Discover why the Pho founders love Bahn Xeo so much
It’s the ultimate street food! Beef Pho (Pho Bo) stalls pop up all over from around 4am and now many Pho shops are permanent fixtures serving throughout the day.
Pho is a wonderful aromatic noodle soup made with a stock that simmers for hours if not days. Served with rice noodles and onion, options to expect are raw beef, cooked briskets, fatty cuts, or all three. You tailor your soup with condiments and fresh herbs.
The Pho in the north varies hugely from that in the south, where more herbs, chillies and lime juice are added to the food for colour, taste and texture. In the north, your pho comes dressed and you have a wonderful Sriracha chilli sauce and garlic vinegar to tailor your bowl.
We queued along with the locals and ordered at a counter surrounded by wonderful hanging briskets for Pho Bo at Pho Xep Hang 49 Bat Dan.
Cha Goi (spring rolls) and Goi Cuon (summer rolls)
You’ll find these on many a stall, and even more so in Ho Chi Minh City. The former is a super crispy fried spring roll that will have you ordering a second portion right away, and the summer roll is a cold fresh rice paper roll usually served with peanut sauce.
Devour a classic summer roll
The classic summer roll is quite a thing of beauty and contains prawn, pork, rice noodle, lettuce and herbs.
Pho Lai Tan
We added this to our menu following our last visit to Hanoi. Go to Pho Thin (13 Lo Duc)– it has its followers and never seems to empty out! They’re all flocking there for this flash fried beef with garlic, which makes the soup a bit murky but adds lots of favour.
This needs little explanation; it’s the chicken version of Pho Bo. Stalls specialise in one thing so you rarely find chicken and beef Pho on the same menu.
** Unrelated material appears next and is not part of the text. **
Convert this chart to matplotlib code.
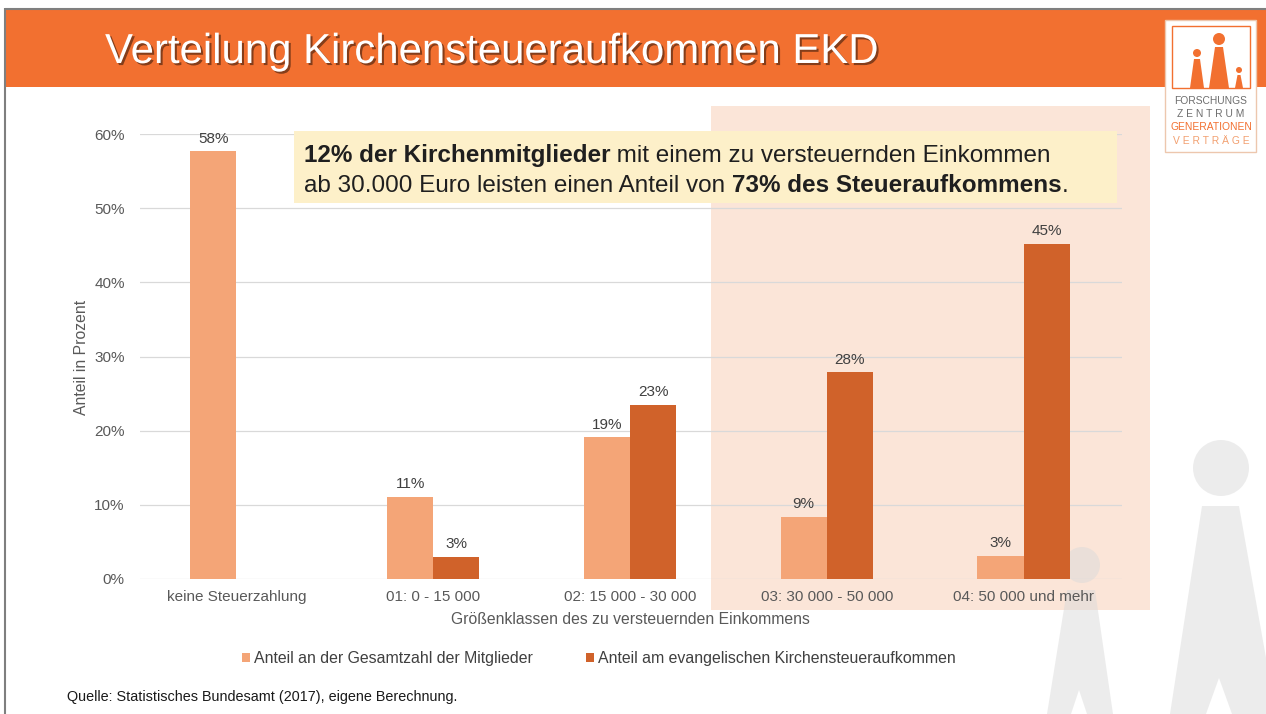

Sample some tasty Pho Ga on the streets of Hanoi
One to check out is Quan Pho Mai Anh near Pho Thin, where you can chose your cut of chicken meat and enjoy a yolk. It was here that we really discovered how wonderful garlic vinegar is in a bowl of Pho!
Just next door to the wonderful Pho Ga place lies another tasty treat to try – Bun Cha. In the north, Bun Cha is a much wetter dish, were a mix of barbecued pork patties and belly pork are served in a sweet warm broth alongside rice noodles, herbs. Whereas in the south, Bun noodle dishes tend to be dry without the broth.
A must-visit in Hanoi is the single dish specialist Cha Ca La Vong (14 Pho Cha Ca). Cha Ca La Vong specialises in a now famous fish dish with a distinctive flavour rarely well replicated outside of Hanoi that you cook yourself at the table.
Cook your own fish at Cha Ca La Vong
Once you tell the lady there how many the fish is for, she fills the table with little bowls, a pile of thin rice vermicelli, fermented shrimp paste, peanuts and piles of fresh dill and warm Nuoc Cham.
On our first visits we were given a charcoal bucket, but this has now been modernised to a little gas cooker. You cook your own fish on it, adding the dill to the wonderful aromatic buttery turmeric flavoured oil. To eat it, you add a bit of everything to the bowl and top with roasted peanuts. Heavenly.
There’s a street which you can literally eat your way along called Cau Go. At night, it’s full of street vendors all specialising in one thing or another. Here, we enjoyed some wonderful seafood, the highlight being steamed clams with lemongrass and chilli served with a salt and pepper mix, which we squeezed lime juice in to make a superb dip.
Last but not least, after a hard day eating your way around Hanoi, make sure you join the worn out Cyclo men to chat in the crossroads of the Old Quarter for a cold glass of Bia Hoi – that’s fresh beer, to you and me.
Relax with a glass (or 10) of Bia Hoi
In the late afternoon, kegs of the stuff are delivered, tapped up, and plastic stools put out to make little bars. You can enjoy 10 glasses of cold fresh beer for around a dollar.